In deze zaak heeft de kantonrechter van de Rechtbank Zeeland-West-Brabant op 25 mei 2022 uitspraak gedaan in een strafzaak tegen een verdachte die op 13 oktober 2019 in de gemeente Goes betrokken was bij een vechtpartij. De verdachte was niet ter zitting verschenen, waardoor verstek werd verleend. De officier van justitie, mr. A. El Mokhtari, heeft het standpunt ingenomen dat de verdachte wettig en overtuigend schuldig is aan de hem ten laste gelegde feiten, waaronder deelname aan een samenscholing en vechten op een openbare plaats, zoals vastgelegd in de Algemene plaatselijke verordening (APV) van Goes.
De kantonrechter heeft de zaak inhoudelijk beoordeeld en vastgesteld dat de verdachte inderdaad heeft gevochten, wat door drie verbalisanten is waargenomen. Echter, de kantonrechter heeft ook geconcludeerd dat de APV, en met name het vechtverbod, niet in overeenstemming is met hogere wetgeving, zoals het Wetboek van Strafrecht. De kantonrechter oordeelt dat de gemeente buiten haar bevoegdheid is getreden door een verbod op vechten op te nemen in de APV, aangezien dit in strijd is met de regels van het strafrecht. Hierdoor wordt het vechtverbod in deze zaak verbindende kracht ontzegd.

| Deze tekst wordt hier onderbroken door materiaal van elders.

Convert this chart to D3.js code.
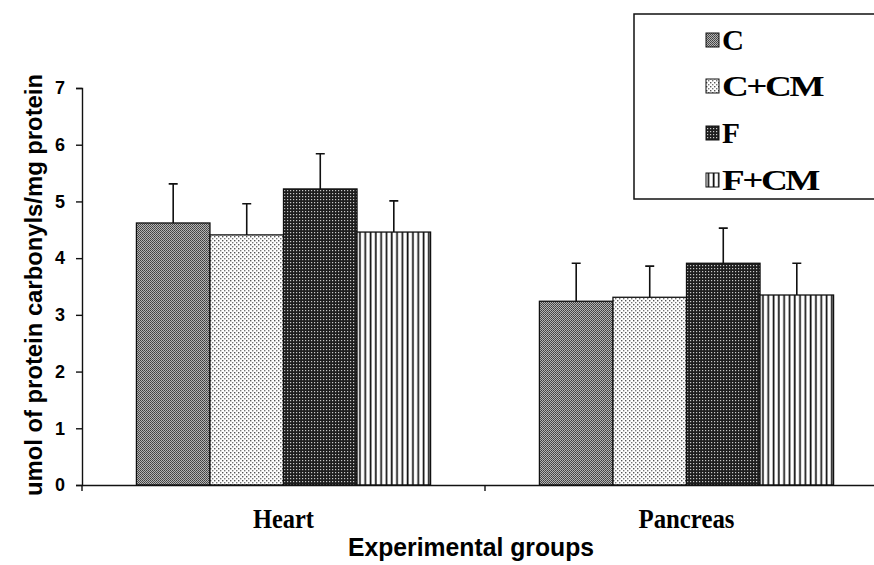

De kantonrechter heeft daarom de verdachte vrijgesproken van de overige tenlastegelegde feiten en hem ontslagen van alle rechtsvervolging. Dit vonnis benadrukt de noodzaak voor gemeenten om hun verordeningen in overeenstemming te brengen met hogere wetgeving en de beperkingen die daarbij gelden.